→ **Task goal**
From the first line of the data below through the line holding "import plotly.graph_objects as go", output each line exactly and leave the pictures out.

* * * * * * * * *

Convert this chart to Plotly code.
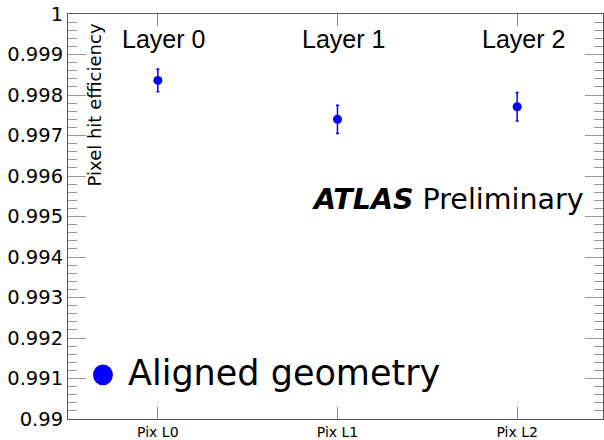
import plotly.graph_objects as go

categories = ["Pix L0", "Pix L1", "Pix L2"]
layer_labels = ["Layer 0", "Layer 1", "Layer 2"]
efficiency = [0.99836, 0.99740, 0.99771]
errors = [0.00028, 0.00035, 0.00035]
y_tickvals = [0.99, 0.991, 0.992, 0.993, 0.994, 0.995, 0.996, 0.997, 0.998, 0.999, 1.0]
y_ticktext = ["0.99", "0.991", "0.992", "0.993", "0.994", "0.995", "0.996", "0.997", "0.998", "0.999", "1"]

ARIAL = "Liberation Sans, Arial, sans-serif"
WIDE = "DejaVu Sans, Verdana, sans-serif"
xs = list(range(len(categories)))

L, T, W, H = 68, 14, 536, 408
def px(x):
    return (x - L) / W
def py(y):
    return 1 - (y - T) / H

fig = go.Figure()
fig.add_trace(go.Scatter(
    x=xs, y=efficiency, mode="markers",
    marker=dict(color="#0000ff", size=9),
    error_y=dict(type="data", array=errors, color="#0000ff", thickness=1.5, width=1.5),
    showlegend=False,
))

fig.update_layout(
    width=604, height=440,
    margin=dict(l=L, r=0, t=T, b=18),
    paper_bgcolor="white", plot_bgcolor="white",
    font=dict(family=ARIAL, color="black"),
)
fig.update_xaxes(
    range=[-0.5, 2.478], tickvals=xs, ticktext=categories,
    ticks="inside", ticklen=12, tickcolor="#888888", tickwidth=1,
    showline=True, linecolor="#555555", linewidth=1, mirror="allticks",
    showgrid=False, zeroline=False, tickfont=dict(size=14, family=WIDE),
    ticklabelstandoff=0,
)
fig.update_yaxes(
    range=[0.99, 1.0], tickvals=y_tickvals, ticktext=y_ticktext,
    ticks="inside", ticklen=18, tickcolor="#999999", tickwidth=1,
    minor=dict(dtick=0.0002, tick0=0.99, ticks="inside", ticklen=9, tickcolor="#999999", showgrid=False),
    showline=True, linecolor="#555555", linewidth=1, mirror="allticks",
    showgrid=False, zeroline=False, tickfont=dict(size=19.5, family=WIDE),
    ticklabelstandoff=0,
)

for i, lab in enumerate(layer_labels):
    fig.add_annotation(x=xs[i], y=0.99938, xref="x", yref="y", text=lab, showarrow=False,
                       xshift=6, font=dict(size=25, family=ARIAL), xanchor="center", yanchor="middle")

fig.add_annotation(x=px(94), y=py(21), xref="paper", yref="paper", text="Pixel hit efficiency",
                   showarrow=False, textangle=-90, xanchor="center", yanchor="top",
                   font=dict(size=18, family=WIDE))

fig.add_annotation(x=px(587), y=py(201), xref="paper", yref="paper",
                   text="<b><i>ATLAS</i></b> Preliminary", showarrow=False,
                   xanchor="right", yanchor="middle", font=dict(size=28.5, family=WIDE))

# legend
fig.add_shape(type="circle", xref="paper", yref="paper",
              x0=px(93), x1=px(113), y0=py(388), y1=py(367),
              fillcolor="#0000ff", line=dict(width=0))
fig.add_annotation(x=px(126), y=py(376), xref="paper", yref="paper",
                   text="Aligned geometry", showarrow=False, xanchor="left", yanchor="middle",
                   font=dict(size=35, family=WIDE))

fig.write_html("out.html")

* * * * * * * * *

→ **Result of the task**
Convert this chart to Plotly code.
import plotly.graph_objects as go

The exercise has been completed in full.